Shenstone-Harris started from the observation that subarctic lakes generally had shown great sensitivity to climate change because of shifts in the amount of ice cover. Those stresses could be exacerbated for subarctic lakes in an urban area facing higher levels of pollution from a number of different sources, such as Frame. Her inquiry was a paleolimnological one, focusing on the algae species present in the lake at various times in the recent past. She took core samples of the sediment down to 17 cm and dated them by the lead-210 levels. Once their age was established, she looked at the diatom remains, since the species of algae in the water can reflect environmental changes, and counted the ratio of chrysophyte stomatocysts to establish nutrient levels in the water at that time.

Due to diatom dissolution at the lowest level of the sediments taken, Shenstone-Harris was unable to establish data for any years earlier than 1943, making it impossible to set the desired baseline for a pre-settlement Frame Lake. However, she was able to establish that the lake had always been at a high trophic state, even before it became fully eutrophied by the mid- to late-1990s. That was preceded by a rapid replacement of epiphytic species with benthic ones around 1990.

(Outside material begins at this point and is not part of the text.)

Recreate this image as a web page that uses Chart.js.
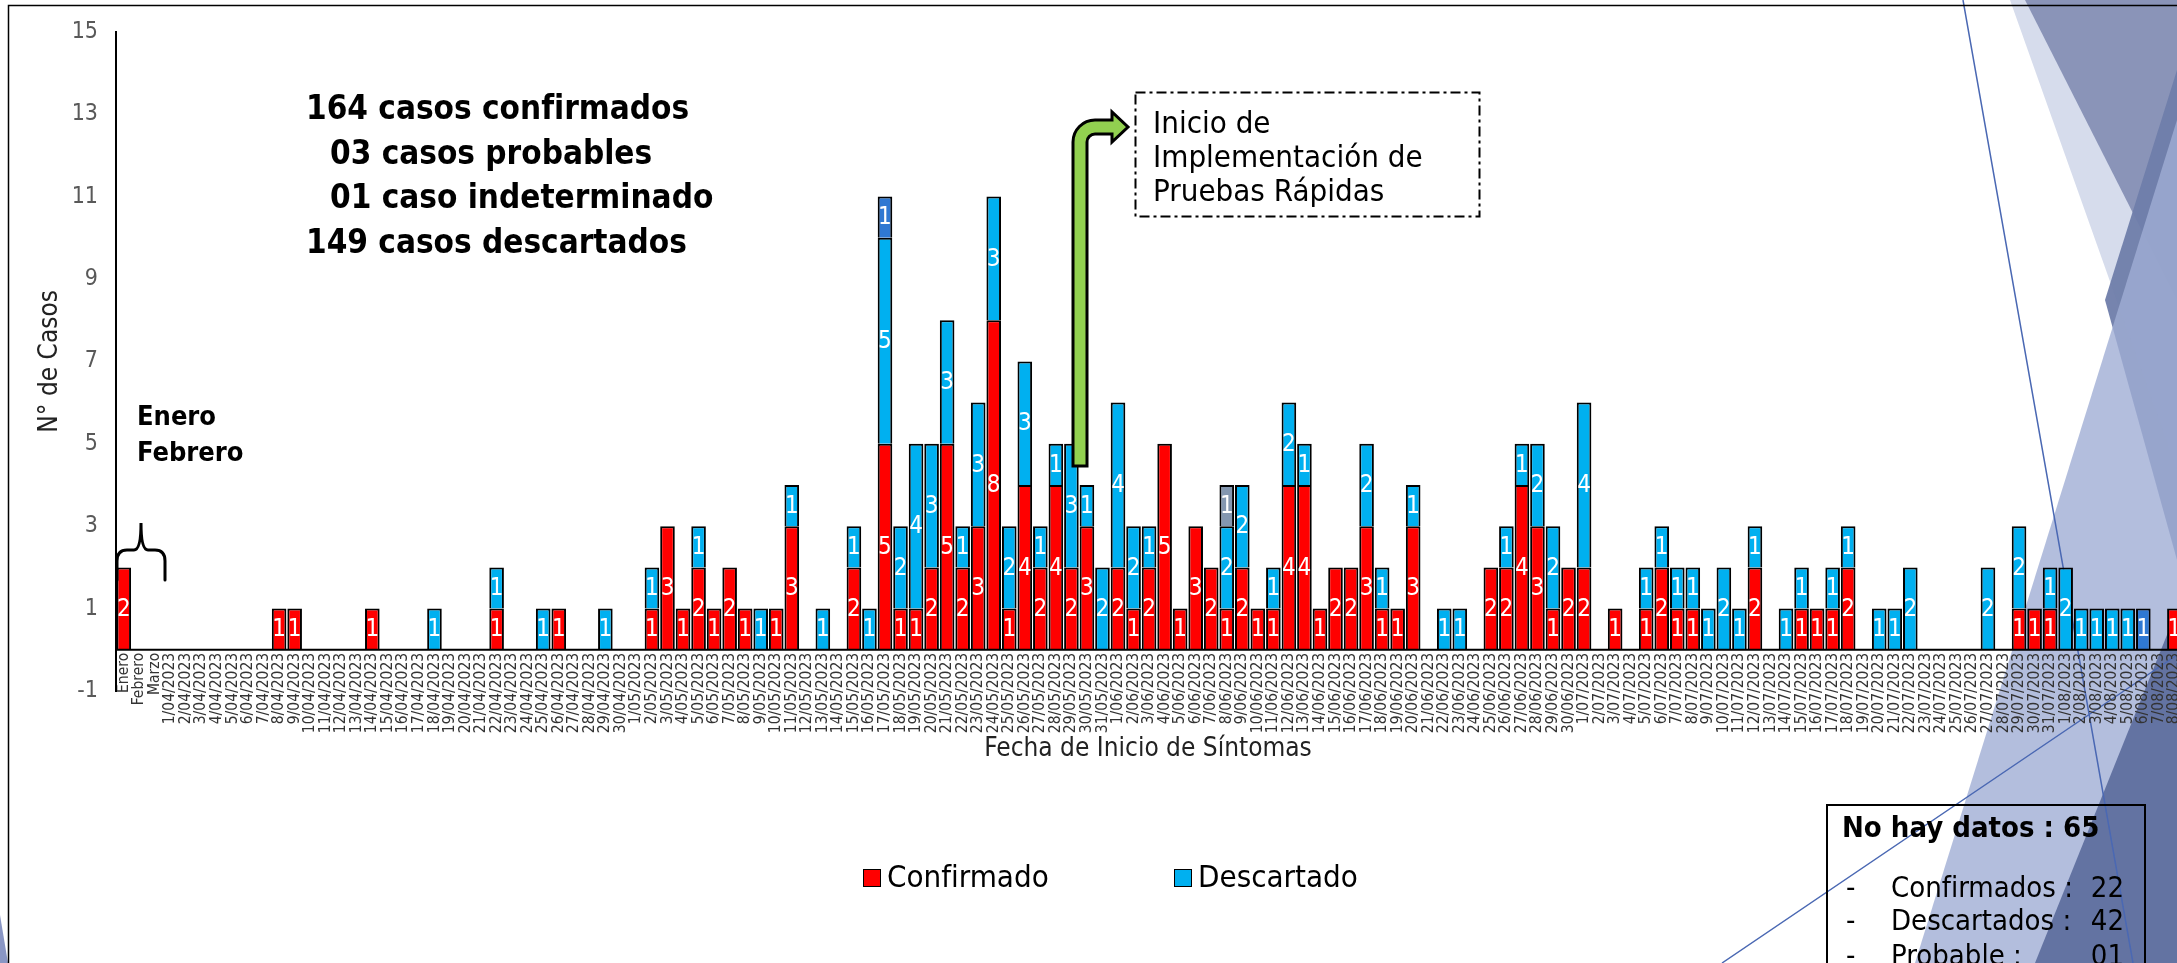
<!DOCTYPE html>
<html lang="es">
<head>
<meta charset="utf-8">
<title>Casos por fecha de inicio de síntomas</title>
<script src="https://cdn.jsdelivr.net/npm/chart.js@4.4.0/dist/chart.umd.min.js"></script>
<style>
  html, body { margin: 0; padding: 0; background: #fff; overflow: hidden; }
  /* a bit wider than the window: the last categories run past the right edge, as in the slide */
  #wrap { position: relative; width: 2196px; height: 963px; }
</style>
</head>
<body>
<div id="wrap"><canvas id="casesChart"></canvas></div>
<script>
// Tick labels: months before April, then one label per day
function dayLabels(month, count) {
    const out = [];
    for (let d = 1; d <= count; d++) out.push(d + '/' + month + '/2023');
    return out;
}
const categories = ['Enero', 'Febrero', 'Marzo',
    ...dayLabels('04', 30), ...dayLabels('05', 31), ...dayLabels('06', 30),
    ...dayLabels('07', 31), ...dayLabels('08', 8)];

// Confirmados per category
const confirmado = [
    2, 0, 0,
    0,0,0,0,0,0,0,1,1,0, 0,0,0,1,0,0,0,0,0,0, 0,1,0,0,0,1,0,0,0,0,      // abril
    0,1,3,1,2,1,2,1,0,1, 3,0,0,0,2,0,5,1,1,2, 5,2,3,8,1,4,2,4,2,3, 0,   // mayo
    2,1,2,5,1,3,2,1,2,1, 1,4,4,1,2,2,3,1,1,3, 0,0,0,0,2,2,4,3,1,2,      // junio
    2,0,1,0,1,2,1,1,0,0, 0,2,0,0,1,1,1,2,0,0, 0,0,0,0,0,0,0,0,1,1, 1,   // julio
    0,0,0,0,0,0,0,1                                                     // agosto
];

// Descartados per category
const descartado = [
    0, 0, 0,
    0,0,0,0,0,0,0,0,0,0, 0,0,0,0,0,0,0,1,0,0, 0,1,0,0,1,0,0,0,1,0,
    0,1,0,0,1,0,0,0,1,0, 1,0,1,0,1,1,5,2,4,3, 3,1,3,3,2,3,1,1,3,1, 2,
    4,2,1,0,0,0,0,2,2,0, 1,2,1,0,0,0,2,1,0,1, 0,1,1,0,0,1,1,2,2,0,
    4,0,0,0,1,1,1,1,1,2, 1,1,0,1,1,0,1,1,0,1, 1,2,0,0,0,0,2,0,2,0, 1,
    2,1,1,1,1,0,0,0
];

// Few extra segments (probable / indeterminado)
const probableDates = ['17/05/2023', '6/08/2023'];
const probableValues = [1, 1];
const indeterminadoDates = ['8/06/2023'];
const indeterminadoValues = [1];

// Annotation texts
const summaryLines = ['164 casos confirmados', '03 casos probables', '01 caso indeterminado', '149 casos descartados'];
const noDataTitle = 'No hay datos : 65';
const noDataRows = [['Confirmados :', '22'], ['Descartados :', '42'], ['Probable :', '01']];

const FONT = '"DejaVu Sans Condensed", "DejaVu Sans", sans-serif';
const COLORS = { conf: '#FF0000', desc: '#00B0F0', prob: '#2F78D2', indet: '#8497B0' };

function sparse(dates, values) {
    return categories.map(c => {
        const i = dates.indexOf(c);
        return i >= 0 ? values[i] : null;
    });
}

// Slide decoration behind the chart
const slideBackground = {
    id: 'slideBackground',
    beforeDraw(chart) {
        const ctx = chart.ctx;
        const shapes = [
            ['#D6DCEC', [[2010, 0], [2177, 0], [2177, 470]]],
            ['#8A94B8', [[2025, 0], [2177, 0], [2177, 300]]],
            ['rgba(111,125,170,0.95)', [[2177, 70], [2105, 300], [2177, 560]]],
            ['rgba(160,174,212,0.8)', [[2177, 120], [1915, 963], [2177, 963]]],
            ['rgba(90,106,155,0.9)', [[2177, 610], [2035, 963], [2177, 963]]],
            ['#8A96C4', [[0, 915], [8, 963], [0, 963]]]
        ];
        ctx.save();
        shapes.forEach(([color, pts]) => {
            ctx.fillStyle = color;
            ctx.beginPath();
            pts.forEach(([x, y], i) => i ? ctx.lineTo(x, y) : ctx.moveTo(x, y));
            ctx.closePath();
            ctx.fill();
        });
        ctx.strokeStyle = '#4A68B3';
        ctx.lineWidth = 1.5;
        ctx.beginPath();
        ctx.moveTo(1963, 0); ctx.lineTo(2133, 963);
        ctx.moveTo(1722, 963); ctx.lineTo(2177, 655);
        ctx.stroke();
        // chart frame
        ctx.strokeStyle = '#000';
        ctx.lineWidth = 1.5;
        ctx.beginPath();
        ctx.moveTo(8.5, 963); ctx.lineTo(8.5, 5.5); ctx.lineTo(2196, 5.5);
        ctx.stroke();
        ctx.restore();
    }
};

// Zero line and white value labels in the middle of each segment
const barValues = {
    id: 'barValues',
    afterDatasetsDraw(chart) {
        const ctx = chart.ctx;
        const area = chart.chartArea;
        const y0 = chart.scales.y.getPixelForValue(0);
        ctx.save();
        ctx.strokeStyle = '#000';
        ctx.lineWidth = 2;
        ctx.beginPath();
        ctx.moveTo(area.left, y0); ctx.lineTo(area.right, y0);
        ctx.stroke();

        ctx.font = '24px ' + FONT;
        ctx.fillStyle = '#fff';
        ctx.textAlign = 'center';
        ctx.textBaseline = 'middle';
        chart.data.datasets.forEach((ds, i) => {
            chart.getDatasetMeta(i).data.forEach((bar, j) => {
                const v = ds.data[j];
                if (!v) return;
                const { x, y, base } = bar.getProps(['x', 'y', 'base'], true);
                ctx.fillText(String(v), x, (y + base) / 2 + 1);
            });
        });
        ctx.restore();
    }
};

// Titles, legend and the slide annotations
const annotations = {
    id: 'annotations',
    afterDraw(chart) {
        const ctx = chart.ctx;
        ctx.save();
        ctx.fillStyle = '#222';
        ctx.textBaseline = 'middle';

        // x axis title
        ctx.font = '26px ' + FONT;
        ctx.textAlign = 'center';
        ctx.fillText('Fecha de Inicio de Síntomas', 1148, 749);

        // legend (only the two main series)
        const legendX = [863, 1174];
        ctx.font = '31px ' + FONT;
        ctx.textAlign = 'left';
        chart.data.datasets.slice(0, 2).forEach((ds, i) => {
            ctx.fillStyle = ds.backgroundColor;
            ctx.fillRect(legendX[i], 869, 18, 18);
            ctx.strokeStyle = '#000';
            ctx.lineWidth = 1;
            ctx.strokeRect(legendX[i] + 0.5, 869.5, 17, 17);
            ctx.fillStyle = '#000';
            ctx.fillText(ds.label, legendX[i] + 24, 879);
        });

        // summary block
        ctx.fillStyle = '#000';
        ctx.textBaseline = 'alphabetic';
        ctx.font = 'bold 33px ' + FONT;
        const sx = [306, 330, 330, 306];
        summaryLines.forEach((t, i) => ctx.fillText(t, sx[i], 119 + i * 44.5));

        // Enero / Febrero with brace
        ctx.font = 'bold 27px ' + FONT;
        ctx.fillText('Enero', 137, 425);
        ctx.fillText('Febrero', 137, 461);
        ctx.strokeStyle = '#000';
        ctx.lineWidth = 3;
        ctx.lineCap = 'round';
        ctx.beginPath();
        ctx.moveTo(117, 580); ctx.lineTo(117, 561);
        ctx.quadraticCurveTo(117, 550, 127, 550);
        ctx.lineTo(134, 550);
        ctx.quadraticCurveTo(141, 550, 141, 523);
        ctx.quadraticCurveTo(141, 550, 148, 550);
        ctx.lineTo(155, 550);
        ctx.quadraticCurveTo(165, 550, 165, 561);
        ctx.lineTo(165, 580);
        ctx.stroke();

        // green bent arrow
        ctx.lineCap = 'butt';
        ctx.lineJoin = 'miter';
        ctx.beginPath();
        ctx.moveTo(1073, 466);
        ctx.lineTo(1073, 142);
        ctx.arc(1095, 142, 22, Math.PI, Math.PI * 1.5);
        ctx.lineTo(1112, 120);
        ctx.lineTo(1112, 112);
        ctx.lineTo(1128, 127);
        ctx.lineTo(1112, 142);
        ctx.lineTo(1112, 134);
        ctx.lineTo(1095, 134);
        ctx.arc(1095, 142, 8, Math.PI * 1.5, Math.PI, true);
        ctx.lineTo(1087, 466);
        ctx.closePath();
        ctx.fillStyle = '#92D050';
        ctx.fill();
        ctx.lineWidth = 3;
        ctx.stroke();

        // dash-dot note box
        ctx.lineWidth = 2;
        ctx.setLineDash([10, 4, 3, 4]);
        ctx.strokeRect(1135.5, 92.5, 344, 124);
        ctx.setLineDash([]);
        ctx.fillStyle = '#000';
        ctx.font = '31px ' + FONT;
        ['Inicio de', 'Implementación de', 'Pruebas Rápidas'].forEach((t, i) => ctx.fillText(t, 1153, 133 + i * 34));

        // "No hay datos" box
        ctx.lineWidth = 2;
        ctx.strokeRect(1827, 805, 318, 200);
        ctx.font = 'bold 29px ' + FONT;
        ctx.textBaseline = 'middle';
        ctx.fillText(noDataTitle, 1842, 829);
        ctx.font = '29px ' + FONT;
        const rowY = [889, 922, 957];
        noDataRows.forEach(([label, num], i) => {
            ctx.textAlign = 'left';
            ctx.fillText('-', 1846, rowY[i]);
            ctx.fillText(label, 1891, rowY[i]);
            ctx.textAlign = 'right';
            ctx.fillText(num, 2124, rowY[i]);
        });
        ctx.restore();
    }
};

Chart.defaults.font.family = FONT;

const ctx = document.getElementById('casesChart').getContext('2d');
new Chart(ctx, {
    type: 'bar',
    data: {
        labels: categories,
        datasets: [
            { label: 'Confirmado', data: confirmado.map(v => v || null), backgroundColor: COLORS.conf },
            { label: 'Descartado', data: descartado.map(v => v || null), backgroundColor: COLORS.desc },
            { label: 'Probable', data: sparse(probableDates, probableValues), backgroundColor: COLORS.prob },
            { label: 'Indeterminado', data: sparse(indeterminadoDates, indeterminadoValues), backgroundColor: COLORS.indet }
        ]
    },
    options: {
        responsive: true,
        maintainAspectRatio: false,
        animation: false,
        events: [],
        layout: { padding: { left: 8, top: 18, right: 0, bottom: 272 } },
        datasets: {
            bar: { borderColor: '#000', borderWidth: 2, categoryPercentage: 0.94, barPercentage: 1 }
        },
        plugins: { legend: { display: false }, tooltip: { enabled: false } },
        scales: {
            x: {
                stacked: true,
                position: { y: 0 },
                grid: { display: false, drawTicks: false },
                border: { display: false },
                ticks: {
                    autoSkip: false, maxRotation: 90, minRotation: 90, padding: 3,
                    color: '#333', font: { size: 15.5 }
                }
            },
            y: {
                stacked: true,
                min: -1,
                max: 15,
                grid: { display: false, drawTicks: false },
                border: { display: true, color: '#000', width: 2 },
                ticks: { stepSize: 2, padding: 18, color: '#595959', font: { size: 23 } },
                title: {
                    display: true, text: 'N° de Casos', color: '#222',
                    font: { size: 26 }, padding: { top: 27, bottom: 0 }
                },
                afterFit(scale) { scale.width = 108; }
            }
        }
    },
    plugins: [slideBackground, barValues, annotations]
});
</script>
</body>
</html>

It was not clear to Shenstone-Harris that that event had been the result of climate change. From 1956 to 1992, the last year records were kept, ice cover on the lake remained relatively stable throughout the winter, yet the amount of Cyclotella and Fragliaria, two genera whose species have been shown to be responsive to changing ice cover and warming climates, varied considerably. This suggested to her that while climate change may be a factor in the lake's decline, it is not the only one. Instead, the change in species around 1990 pointed to a change in littoral zone microhabitat, a loss of macrophytes and mosses, as bearing the primary responsibility for tipping the lake to its present eutrophic state. However, the lack of data on ice cover since 1992 and her inability to determine the lake's status prior to the establishment of Yellowknife qualified that conclusion. "Alternatively", she wrote, "Frame Lake may be a subarctic anomaly and was always high in nutrients".

In 2015 the Carleton team was able to examine the sediments. They found that the period between the late 1940s and 1970 added a half-meter (50 cm) of sediment to the bottom of the lake, the most of any lake in the region. Above it, the 10 cm of sediment postdating the causeway was "black, sulfurous smelling and characterized by very high levels of metals, particularly arsenic". These are consistent with the patches of sediment Mallon recalled from his youthful recreation on the lake in his 2015 article, noting that "I can still vividly feel the stuff's gloopy embrace on my feet" (although an accompanying sidebar by another reporter suggested that the sediments may be the result of sewage back-flushed from Niven Lake).